La porte sera débarrée
La porte sera débarrée
Vingt-cinq ans passent. Je retourne à Ivujivik. Je suis à nouveau envoûtée par la culture des Ivujivimmiut : les festins communautaires, les jeux qui animent les rassemblements, les sorties dans la toundra, l’entraide des familles, la déférence envers les personnes âgées, les rigolades qui jaillissent à tout moment.

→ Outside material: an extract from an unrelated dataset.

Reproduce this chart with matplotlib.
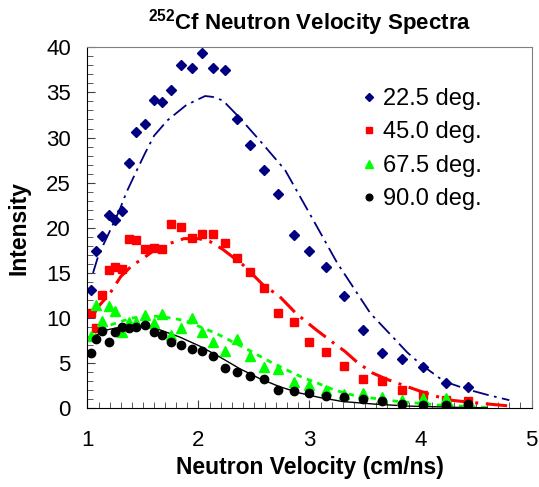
import matplotlib
matplotlib.use('Agg')
import matplotlib.pyplot as plt
from matplotlib.ticker import MultipleLocator

plt.rcParams['font.family'] = ['Liberation Sans', 'DejaVu Sans']
plt.rcParams['mathtext.fontset'] = 'custom'
plt.rcParams['mathtext.rm'] = 'Liberation Sans'
plt.rcParams['mathtext.bf'] = 'Liberation Sans:bold'

# measured points (shared velocity bins)
vel = [1.03, 1.08, 1.13, 1.19, 1.25, 1.31, 1.37, 1.44, 1.52, 1.60, 1.67, 1.75, 1.84, 1.94, 2.03, 2.13,
       2.24, 2.35, 2.46, 2.59, 2.72, 2.86, 3.00, 3.15, 3.31, 3.48, 3.65, 3.83, 4.02, 4.23, 4.43]
i225 = [13.1, 17.4, 19.1, 21.4, 20.9, 21.9, 27.2, 30.6, 31.5, 34.2, 33.9, 35.3, 38.0, 37.7, 39.4, 37.7,
        37.5, 32.1, 29.2, 26.4, 23.7, 19.2, 17.4, 15.7, 12.4, 8.7, 6.1, 5.5, 4.6, 2.8, 2.4]
i450 = [10.6, 8.9, 12.6, 15.3, 15.7, 15.4, 18.8, 18.6, 17.6, 17.8, 17.7, 20.4, 20.1, 18.9, 19.3, 19.3,
        18.3, 16.6, 15.1, 13.3, 10.6, 9.6, 7.3, 6.2, 4.7, 3.3, 3.0, 2.0, 1.5, 0.96, 0.8]
i675 = [8.0, 11.5, 9.7, 11.3, 10.8, 8.5, 9.6, 9.6, 10.3, 9.4, 10.5, 8.1, 8.9, 10.0, 8.5, 7.3,
        6.3, 7.7, 5.8, 4.6, 4.4, 2.9, 2.6, 2.0, 1.6, 1.7, 1.3, 0.9, 1.1, 1.1, 0.1]
i900 = [6.1, 7.7, 8.6, 7.3, 8.4, 9.0, 8.9, 9.0, 9.2, 8.4, 8.1, 7.3, 7.0, 6.6, 6.3, 5.8,
        4.5, 4.0, 3.6, 3.2, 2.0, 1.9, 1.7, 1.4, 1.3, 1.0, 0.8, 0.5, 0.4, 0.4, 0.5]

# fitted curves
fit225_x = [1.05, 1.10, 1.20, 1.29, 1.35, 1.43, 1.52, 1.60, 1.72, 1.89, 2.06, 2.13, 2.22, 2.37, 2.55,
            2.78, 3.00, 3.25, 3.55, 3.75, 3.88, 4.00, 4.21, 4.42, 4.60, 4.80]
fit225_y = [15.0, 17.0, 19.6, 22.0, 23.9, 26.0, 28.3, 30.2, 31.9, 33.6, 34.6, 34.5, 34.1, 32.2, 29.7,
            26.4, 21.6, 16.1, 10.5, 7.9, 6.2, 4.9, 3.0, 2.1, 1.5, 0.9]
fit450_x = [1.05, 1.10, 1.20, 1.30, 1.40, 1.50, 1.60, 1.75, 1.87, 2.00, 2.10, 2.22, 2.40, 2.58, 2.73,
            2.88, 3.06, 3.21, 3.32, 3.43, 3.57, 3.70, 3.88, 4.09, 4.27, 4.54, 4.81]
fit450_y = [10.3, 11.3, 12.7, 14.6, 15.8, 16.6, 17.5, 18.3, 18.8, 18.8, 18.5, 17.6, 15.9, 13.7, 12.4,
            10.5, 8.7, 7.3, 6.3, 5.1, 3.9, 3.2, 2.4, 1.5, 0.9, 0.55, 0.25]
fit675_x = [1.05, 1.10, 1.20, 1.27, 1.40, 1.52, 1.61, 1.76, 1.88, 2.04, 2.16, 2.27, 2.43, 2.55, 2.67,
            2.82, 2.94, 3.05, 3.21, 3.34, 3.44, 3.73, 4.15, 4.60]
fit675_y = [7.8, 8.5, 9.2, 9.5, 10.0, 10.2, 10.2, 10.0, 9.7, 8.9, 8.3, 7.6, 6.6, 5.8, 5.0,
            4.1, 3.4, 2.9, 2.1, 1.6, 1.35, 0.85, 0.37, 0.1]
fit900_x = [1.05, 1.14, 1.30, 1.45, 1.55, 1.65, 1.83, 2.01, 2.19, 2.37, 2.55, 2.73, 2.91, 3.09, 3.30,
            3.57, 3.88, 4.33, 4.60]
fit900_y = [7.8, 8.6, 9.0, 9.2, 9.1, 8.7, 7.9, 6.9, 5.7, 4.4, 3.3, 2.4, 1.7, 1.2, 0.75,
            0.48, 0.25, 0.1, 0.05]

fig = plt.figure(figsize=(5.39, 4.87), dpi=100)
ax = fig.add_axes([0.1623, 0.1616, 0.8238, 0.7413])

ax.plot(fit225_x, fit225_y, color='#000080', lw=1.3, dashes=[9, 3, 1.5, 3])
ax.plot(fit450_x, fit450_y, color='#ff0000', lw=2.2, dashes=[7, 2.5, 1, 2.5])
ax.plot(fit675_x, fit675_y, color='#00ff00', lw=2.0, dashes=[2, 2])
ax.plot(fit900_x, fit900_y, color='black', lw=1.0)

ax.plot(vel, i225, ls='none', marker='D', ms=5, color='#000080', label='22.5 deg.')
ax.plot(vel, i450, ls='none', marker='s', ms=5.5, color='#ff0000', label='45.0 deg.')
ax.plot(vel, i675, ls='none', marker='^', ms=6.5, color='#00ff00', label='67.5 deg.')
ax.plot(vel, i900, ls='none', marker='o', ms=6, color='black', label='90.0 deg.')

ax.set_xlim(1, 5)
ax.set_ylim(0, 40)
ax.xaxis.set_major_locator(MultipleLocator(1))
ax.xaxis.set_minor_locator(MultipleLocator(0.1))
ax.yaxis.set_major_locator(MultipleLocator(5))
ax.yaxis.set_minor_locator(MultipleLocator(1))
ax.tick_params(which='both', direction='in', top=False, right=False, color='#404040', labelsize=16)
ax.tick_params(axis='x', which='major', length=6, pad=15.5)
ax.tick_params(axis='y', which='major', length=6, pad=12)
ax.tick_params(which='minor', length=4)
ax.spines['top'].set_color('#808080')
ax.spines['right'].set_color('#808080')
ax.spines['top'].set_linewidth(0.8)
ax.spines['right'].set_linewidth(0.8)

ax.set_xlabel('Neutron Velocity (cm/ns)', fontsize=16.5, fontweight='bold', labelpad=4)
ax.set_ylabel('Intensity', fontsize=16.5, fontweight='bold', labelpad=11)
ax.set_title(r'$^{\mathbf{252}}$Cf Neutron Velocity Spectra', fontsize=16, fontweight='bold', pad=13)

ax.legend(loc='upper left', bbox_to_anchor=(0.591, 0.913), frameon=False, fontsize=17,
          markerscale=0.8, handlelength=0.8, handletextpad=0.2, labelspacing=0.48, borderaxespad=0)

plt.savefig('out.png', dpi=100)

Dans la tradition inuite, l’ours blanc fait le pont entre les univers. Il se déplace avec agilité dans l’eau comme sur terre, il est à la fois une proie prisée et un chasseur redouté, et il chevauche symboliquement le monde humain et le monde animal. De nouveau accueillie à Ivujivik, je cherche à (re)nouer des liens, entre nous, entre nos univers. Je guette la bête qui menace, je convie celle qui unit. Je photographie mes anciens compagnons et compagnes, leurs familles, et en contrepoint, le territoire, témoin de leur histoire. Autour des moments de pose, je capte des scènes qui évoquent les liens entre les gens, les activités qui les occupent, leurs paysages intérieurs. Je transforme ces instants en images, je les extrais du temps pour les offrir en partage, et pour nous inviter, nous, au Sud, à considérer avec humanité et humilité ce Nord ébranlé par nos rencontres-collisions.